Exercise -> Scan the lines below; pull out those with "this".

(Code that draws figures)
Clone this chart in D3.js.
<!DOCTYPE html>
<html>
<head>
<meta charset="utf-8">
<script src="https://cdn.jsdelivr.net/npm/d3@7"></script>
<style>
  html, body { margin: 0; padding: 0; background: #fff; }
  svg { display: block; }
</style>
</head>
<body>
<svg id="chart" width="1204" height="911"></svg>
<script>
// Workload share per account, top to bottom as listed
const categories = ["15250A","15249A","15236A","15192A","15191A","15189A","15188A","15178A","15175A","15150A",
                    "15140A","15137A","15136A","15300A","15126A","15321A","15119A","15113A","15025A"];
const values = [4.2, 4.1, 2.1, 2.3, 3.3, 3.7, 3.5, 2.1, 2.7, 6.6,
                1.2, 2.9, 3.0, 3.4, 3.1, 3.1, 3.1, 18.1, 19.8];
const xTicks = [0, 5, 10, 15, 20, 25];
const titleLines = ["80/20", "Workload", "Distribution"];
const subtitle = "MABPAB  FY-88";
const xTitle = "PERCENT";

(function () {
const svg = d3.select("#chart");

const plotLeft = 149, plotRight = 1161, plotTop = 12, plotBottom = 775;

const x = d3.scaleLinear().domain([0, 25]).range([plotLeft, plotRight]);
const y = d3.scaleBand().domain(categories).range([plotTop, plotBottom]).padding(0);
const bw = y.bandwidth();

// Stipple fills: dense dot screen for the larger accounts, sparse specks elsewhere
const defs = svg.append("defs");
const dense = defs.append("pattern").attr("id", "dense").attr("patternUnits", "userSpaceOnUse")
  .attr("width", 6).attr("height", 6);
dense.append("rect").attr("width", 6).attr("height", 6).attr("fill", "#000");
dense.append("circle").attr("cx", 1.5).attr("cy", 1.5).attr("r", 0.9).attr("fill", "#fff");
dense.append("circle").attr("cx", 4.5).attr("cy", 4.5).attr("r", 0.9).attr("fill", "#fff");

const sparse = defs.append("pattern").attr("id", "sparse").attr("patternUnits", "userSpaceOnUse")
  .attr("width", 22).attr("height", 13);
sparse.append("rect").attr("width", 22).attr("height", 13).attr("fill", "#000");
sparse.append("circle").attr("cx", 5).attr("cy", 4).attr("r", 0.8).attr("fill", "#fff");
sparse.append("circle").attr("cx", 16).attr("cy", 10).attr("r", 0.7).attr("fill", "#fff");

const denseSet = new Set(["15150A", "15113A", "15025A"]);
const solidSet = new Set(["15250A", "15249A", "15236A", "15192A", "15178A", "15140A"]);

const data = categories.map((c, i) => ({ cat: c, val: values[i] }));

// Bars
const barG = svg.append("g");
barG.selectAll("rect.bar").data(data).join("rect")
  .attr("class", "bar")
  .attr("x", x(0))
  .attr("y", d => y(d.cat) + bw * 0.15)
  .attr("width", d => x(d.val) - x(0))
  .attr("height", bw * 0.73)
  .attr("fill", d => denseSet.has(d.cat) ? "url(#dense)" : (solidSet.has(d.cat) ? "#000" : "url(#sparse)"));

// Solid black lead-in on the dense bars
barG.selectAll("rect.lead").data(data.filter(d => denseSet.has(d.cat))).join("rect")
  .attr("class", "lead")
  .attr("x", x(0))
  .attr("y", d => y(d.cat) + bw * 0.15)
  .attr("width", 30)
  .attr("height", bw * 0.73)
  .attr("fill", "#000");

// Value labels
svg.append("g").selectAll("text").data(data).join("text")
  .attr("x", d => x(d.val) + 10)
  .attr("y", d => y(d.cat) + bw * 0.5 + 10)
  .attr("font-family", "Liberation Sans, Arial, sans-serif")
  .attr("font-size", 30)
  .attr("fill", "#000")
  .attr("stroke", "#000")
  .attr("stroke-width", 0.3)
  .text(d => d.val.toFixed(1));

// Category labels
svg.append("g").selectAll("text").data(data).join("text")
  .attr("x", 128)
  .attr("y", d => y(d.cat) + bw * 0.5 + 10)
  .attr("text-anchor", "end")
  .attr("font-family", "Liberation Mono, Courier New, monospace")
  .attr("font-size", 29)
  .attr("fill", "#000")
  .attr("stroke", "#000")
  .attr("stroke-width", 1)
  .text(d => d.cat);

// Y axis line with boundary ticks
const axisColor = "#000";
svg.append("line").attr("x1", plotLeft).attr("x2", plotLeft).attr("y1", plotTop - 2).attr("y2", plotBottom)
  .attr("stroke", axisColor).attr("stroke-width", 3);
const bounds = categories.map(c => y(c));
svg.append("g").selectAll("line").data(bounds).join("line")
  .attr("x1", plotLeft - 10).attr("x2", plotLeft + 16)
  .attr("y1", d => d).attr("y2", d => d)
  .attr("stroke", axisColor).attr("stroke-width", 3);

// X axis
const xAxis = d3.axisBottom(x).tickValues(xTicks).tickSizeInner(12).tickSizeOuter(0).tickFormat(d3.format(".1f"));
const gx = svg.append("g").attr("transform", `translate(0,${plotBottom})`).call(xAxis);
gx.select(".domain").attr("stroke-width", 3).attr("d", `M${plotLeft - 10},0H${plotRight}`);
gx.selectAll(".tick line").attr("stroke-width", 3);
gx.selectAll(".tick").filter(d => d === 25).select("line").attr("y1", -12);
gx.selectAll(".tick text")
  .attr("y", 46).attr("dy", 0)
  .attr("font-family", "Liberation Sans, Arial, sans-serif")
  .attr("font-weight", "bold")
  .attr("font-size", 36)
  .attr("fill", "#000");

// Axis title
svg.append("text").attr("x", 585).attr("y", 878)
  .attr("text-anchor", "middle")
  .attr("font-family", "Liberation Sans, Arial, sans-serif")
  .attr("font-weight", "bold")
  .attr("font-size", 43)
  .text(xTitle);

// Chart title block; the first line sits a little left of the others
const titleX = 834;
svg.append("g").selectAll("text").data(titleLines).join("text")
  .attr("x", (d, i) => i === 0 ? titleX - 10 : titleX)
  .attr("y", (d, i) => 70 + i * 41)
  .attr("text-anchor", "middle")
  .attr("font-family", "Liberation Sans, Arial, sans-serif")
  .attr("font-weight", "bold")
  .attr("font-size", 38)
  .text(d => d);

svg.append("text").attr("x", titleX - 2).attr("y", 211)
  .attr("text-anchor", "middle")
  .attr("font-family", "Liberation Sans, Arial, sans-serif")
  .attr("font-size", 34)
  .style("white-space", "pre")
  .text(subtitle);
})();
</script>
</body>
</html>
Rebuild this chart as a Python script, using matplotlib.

Result ->
Clone this chart in D3.js.
Rebuild this chart as a Python script, using matplotlib.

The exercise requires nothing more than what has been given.